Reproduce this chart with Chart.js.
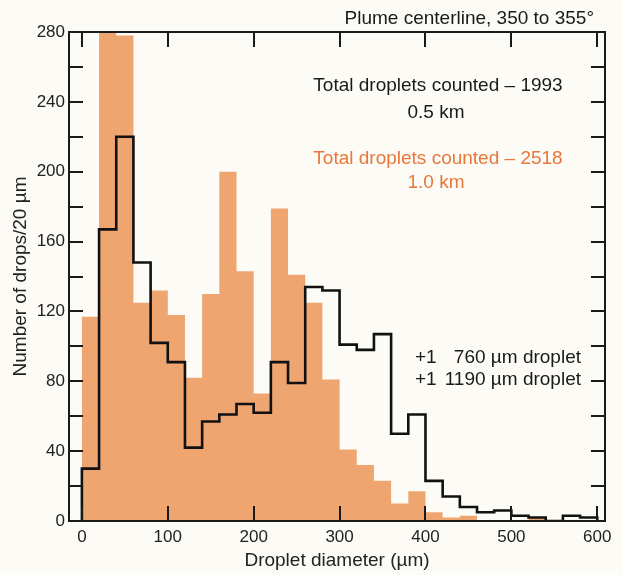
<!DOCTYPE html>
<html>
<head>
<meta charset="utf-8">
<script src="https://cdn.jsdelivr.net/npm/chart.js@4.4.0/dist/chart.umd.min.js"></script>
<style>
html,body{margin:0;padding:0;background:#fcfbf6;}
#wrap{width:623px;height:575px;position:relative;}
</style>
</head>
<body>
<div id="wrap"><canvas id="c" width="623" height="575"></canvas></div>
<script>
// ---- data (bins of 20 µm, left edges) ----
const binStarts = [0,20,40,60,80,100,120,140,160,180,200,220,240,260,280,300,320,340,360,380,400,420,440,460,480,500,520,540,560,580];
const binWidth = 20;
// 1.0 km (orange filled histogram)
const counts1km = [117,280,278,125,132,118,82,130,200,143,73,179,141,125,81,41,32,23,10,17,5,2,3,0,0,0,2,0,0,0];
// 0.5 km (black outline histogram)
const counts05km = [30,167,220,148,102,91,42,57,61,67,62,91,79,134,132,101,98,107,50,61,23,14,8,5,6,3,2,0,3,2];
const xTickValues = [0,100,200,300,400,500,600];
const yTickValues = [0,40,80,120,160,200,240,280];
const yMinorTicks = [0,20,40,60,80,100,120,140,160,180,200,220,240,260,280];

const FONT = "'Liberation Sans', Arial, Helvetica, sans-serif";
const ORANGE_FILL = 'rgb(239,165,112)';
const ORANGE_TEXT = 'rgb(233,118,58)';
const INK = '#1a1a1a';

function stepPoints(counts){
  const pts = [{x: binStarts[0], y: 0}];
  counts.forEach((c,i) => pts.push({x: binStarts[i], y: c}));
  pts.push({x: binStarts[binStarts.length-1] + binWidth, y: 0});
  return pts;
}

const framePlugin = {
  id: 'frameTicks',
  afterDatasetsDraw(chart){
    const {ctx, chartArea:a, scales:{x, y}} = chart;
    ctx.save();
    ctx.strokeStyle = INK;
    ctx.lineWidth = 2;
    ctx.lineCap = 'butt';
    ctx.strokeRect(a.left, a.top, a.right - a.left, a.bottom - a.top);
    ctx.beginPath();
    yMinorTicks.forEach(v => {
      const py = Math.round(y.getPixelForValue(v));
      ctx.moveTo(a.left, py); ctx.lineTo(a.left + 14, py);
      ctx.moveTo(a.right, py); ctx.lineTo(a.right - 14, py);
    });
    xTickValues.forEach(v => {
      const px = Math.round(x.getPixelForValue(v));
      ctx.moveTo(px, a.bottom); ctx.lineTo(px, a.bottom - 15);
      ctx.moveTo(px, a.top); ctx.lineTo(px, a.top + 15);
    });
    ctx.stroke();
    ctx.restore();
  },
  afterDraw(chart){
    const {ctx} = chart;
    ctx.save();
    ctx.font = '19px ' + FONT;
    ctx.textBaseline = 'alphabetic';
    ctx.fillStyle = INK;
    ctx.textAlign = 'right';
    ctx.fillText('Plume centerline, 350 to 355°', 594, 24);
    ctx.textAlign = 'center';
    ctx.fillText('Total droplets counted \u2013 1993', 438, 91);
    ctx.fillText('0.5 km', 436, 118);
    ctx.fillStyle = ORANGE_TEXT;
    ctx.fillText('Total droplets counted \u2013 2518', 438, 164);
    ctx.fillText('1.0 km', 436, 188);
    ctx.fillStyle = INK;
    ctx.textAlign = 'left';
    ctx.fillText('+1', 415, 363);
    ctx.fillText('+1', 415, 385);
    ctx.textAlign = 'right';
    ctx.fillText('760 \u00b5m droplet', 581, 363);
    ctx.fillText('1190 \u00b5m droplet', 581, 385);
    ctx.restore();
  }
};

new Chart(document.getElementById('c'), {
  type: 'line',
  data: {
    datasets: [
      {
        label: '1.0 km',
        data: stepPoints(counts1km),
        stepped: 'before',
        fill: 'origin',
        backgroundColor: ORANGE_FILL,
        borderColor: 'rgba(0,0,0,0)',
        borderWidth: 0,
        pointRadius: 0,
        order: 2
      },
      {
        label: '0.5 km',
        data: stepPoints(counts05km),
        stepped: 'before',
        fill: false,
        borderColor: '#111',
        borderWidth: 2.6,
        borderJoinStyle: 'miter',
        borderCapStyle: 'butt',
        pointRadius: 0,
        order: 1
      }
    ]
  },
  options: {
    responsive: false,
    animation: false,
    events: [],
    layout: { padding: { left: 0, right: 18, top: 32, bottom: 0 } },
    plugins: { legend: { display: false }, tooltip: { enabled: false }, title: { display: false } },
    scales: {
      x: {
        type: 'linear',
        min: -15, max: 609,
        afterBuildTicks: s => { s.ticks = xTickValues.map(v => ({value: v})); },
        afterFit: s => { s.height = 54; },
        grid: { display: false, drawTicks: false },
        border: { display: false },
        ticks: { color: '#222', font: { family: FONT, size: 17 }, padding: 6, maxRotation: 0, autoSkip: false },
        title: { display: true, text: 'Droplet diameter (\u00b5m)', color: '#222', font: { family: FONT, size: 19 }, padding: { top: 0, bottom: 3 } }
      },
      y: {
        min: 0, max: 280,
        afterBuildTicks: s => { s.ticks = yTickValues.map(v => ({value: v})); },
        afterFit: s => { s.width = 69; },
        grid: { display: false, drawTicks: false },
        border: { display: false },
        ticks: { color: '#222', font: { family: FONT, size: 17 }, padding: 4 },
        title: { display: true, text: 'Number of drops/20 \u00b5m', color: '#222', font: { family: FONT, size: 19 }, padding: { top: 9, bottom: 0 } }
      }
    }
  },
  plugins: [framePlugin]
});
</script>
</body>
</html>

=-=-=-=-=

**Prompt:** Using the data above, write out every line exactly, leaving the images behind.

**Solution to this task:**
Reproduce this chart with Chart.js.
<!DOCTYPE html>
<html>
<head>
<meta charset="utf-8">
<script src="https://cdn.jsdelivr.net/npm/chart.js@4.4.0/dist/chart.umd.min.js"></script>
<style>
html,body{margin:0;padding:0;background:#fcfbf6;}
#wrap{width:623px;height:575px;position:relative;}
</style>
</head>
<body>
<div id="wrap"><canvas id="c" width="623" height="575"></canvas></div>
<script>
// ---- data (bins of 20 µm, left edges) ----
const binStarts = [0,20,40,60,80,100,120,140,160,180,200,220,240,260,280,300,320,340,360,380,400,420,440,460,480,500,520,540,560,580];
const binWidth = 20;
// 1.0 km (orange filled histogram)
const counts1km = [117,280,278,125,132,118,82,130,200,143,73,179,141,125,81,41,32,23,10,17,5,2,3,0,0,0,2,0,0,0];
// 0.5 km (black outline histogram)
const counts05km = [30,167,220,148,102,91,42,57,61,67,62,91,79,134,132,101,98,107,50,61,23,14,8,5,6,3,2,0,3,2];
const xTickValues = [0,100,200,300,400,500,600];
const yTickValues = [0,40,80,120,160,200,240,280];
const yMinorTicks = [0,20,40,60,80,100,120,140,160,180,200,220,240,260,280];

const FONT = "'Liberation Sans', Arial, Helvetica, sans-serif";
const ORANGE_FILL = 'rgb(239,165,112)';
const ORANGE_TEXT = 'rgb(233,118,58)';
const INK = '#1a1a1a';

function stepPoints(counts){
  const pts = [{x: binStarts[0], y: 0}];
  counts.forEach((c,i) => pts.push({x: binStarts[i], y: c}));
  pts.push({x: binStarts[binStarts.length-1] + binWidth, y: 0});
  return pts;
}

const framePlugin = {
  id: 'frameTicks',
  afterDatasetsDraw(chart){
    const {ctx, chartArea:a, scales:{x, y}} = chart;
    ctx.save();
    ctx.strokeStyle = INK;
    ctx.lineWidth = 2;
    ctx.lineCap = 'butt';
    ctx.strokeRect(a.left, a.top, a.right - a.left, a.bottom - a.top);
    ctx.beginPath();
    yMinorTicks.forEach(v => {
      const py = Math.round(y.getPixelForValue(v));
      ctx.moveTo(a.left, py); ctx.lineTo(a.left + 14, py);
      ctx.moveTo(a.right, py); ctx.lineTo(a.right - 14, py);
    });
    xTickValues.forEach(v => {
      const px = Math.round(x.getPixelForValue(v));
      ctx.moveTo(px, a.bottom); ctx.lineTo(px, a.bottom - 15);
      ctx.moveTo(px, a.top); ctx.lineTo(px, a.top + 15);
    });
    ctx.stroke();
    ctx.restore();
  },
  afterDraw(chart){
    const {ctx} = chart;
    ctx.save();
    ctx.font = '19px ' + FONT;
    ctx.textBaseline = 'alphabetic';
    ctx.fillStyle = INK;
    ctx.textAlign = 'right';
    ctx.fillText('Plume centerline, 350 to 355°', 594, 24);
    ctx.textAlign = 'center';
    ctx.fillText('Total droplets counted \u2013 1993', 438, 91);
    ctx.fillText('0.5 km', 436, 118);
    ctx.fillStyle = ORANGE_TEXT;
    ctx.fillText('Total droplets counted \u2013 2518', 438, 164);
    ctx.fillText('1.0 km', 436, 188);
    ctx.fillStyle = INK;
    ctx.textAlign = 'left';
    ctx.fillText('+1', 415, 363);
    ctx.fillText('+1', 415, 385);
    ctx.textAlign = 'right';
    ctx.fillText('760 \u00b5m droplet', 581, 363);
    ctx.fillText('1190 \u00b5m droplet', 581, 385);
    ctx.restore();
  }
};

new Chart(document.getElementById('c'), {
  type: 'line',
  data: {
    datasets: [
      {
        label: '1.0 km',
        data: stepPoints(counts1km),
        stepped: 'before',
        fill: 'origin',
        backgroundColor: ORANGE_FILL,
        borderColor: 'rgba(0,0,0,0)',
        borderWidth: 0,
        pointRadius: 0,
        order: 2
      },
      {
        label: '0.5 km',
        data: stepPoints(counts05km),
        stepped: 'before',
        fill: false,
        borderColor: '#111',
        borderWidth: 2.6,
        borderJoinStyle: 'miter',
        borderCapStyle: 'butt',
        pointRadius: 0,
        order: 1
      }
    ]
  },
  options: {
    responsive: false,
    animation: false,
    events: [],
    layout: { padding: { left: 0, right: 18, top: 32, bottom: 0 } },
    plugins: { legend: { display: false }, tooltip: { enabled: false }, title: { display: false } },
    scales: {
      x: {
        type: 'linear',
        min: -15, max: 609,
        afterBuildTicks: s => { s.ticks = xTickValues.map(v => ({value: v})); },
        afterFit: s => { s.height = 54; },
        grid: { display: false, drawTicks: false },
        border: { display: false },
        ticks: { color: '#222', font: { family: FONT, size: 17 }, padding: 6, maxRotation: 0, autoSkip: false },
        title: { display: true, text: 'Droplet diameter (\u00b5m)', color: '#222', font: { family: FONT, size: 19 }, padding: { top: 0, bottom: 3 } }
      },
      y: {
        min: 0, max: 280,
        afterBuildTicks: s => { s.ticks = yTickValues.map(v => ({value: v})); },
        afterFit: s => { s.width = 69; },
        grid: { display: false, drawTicks: false },
        border: { display: false },
        ticks: { color: '#222', font: { family: FONT, size: 17 }, padding: 4 },
        title: { display: true, text: 'Number of drops/20 \u00b5m', color: '#222', font: { family: FONT, size: 19 }, padding: { top: 9, bottom: 0 } }
      }
    }
  },
  plugins: [framePlugin]
});
</script>
</body>
</html>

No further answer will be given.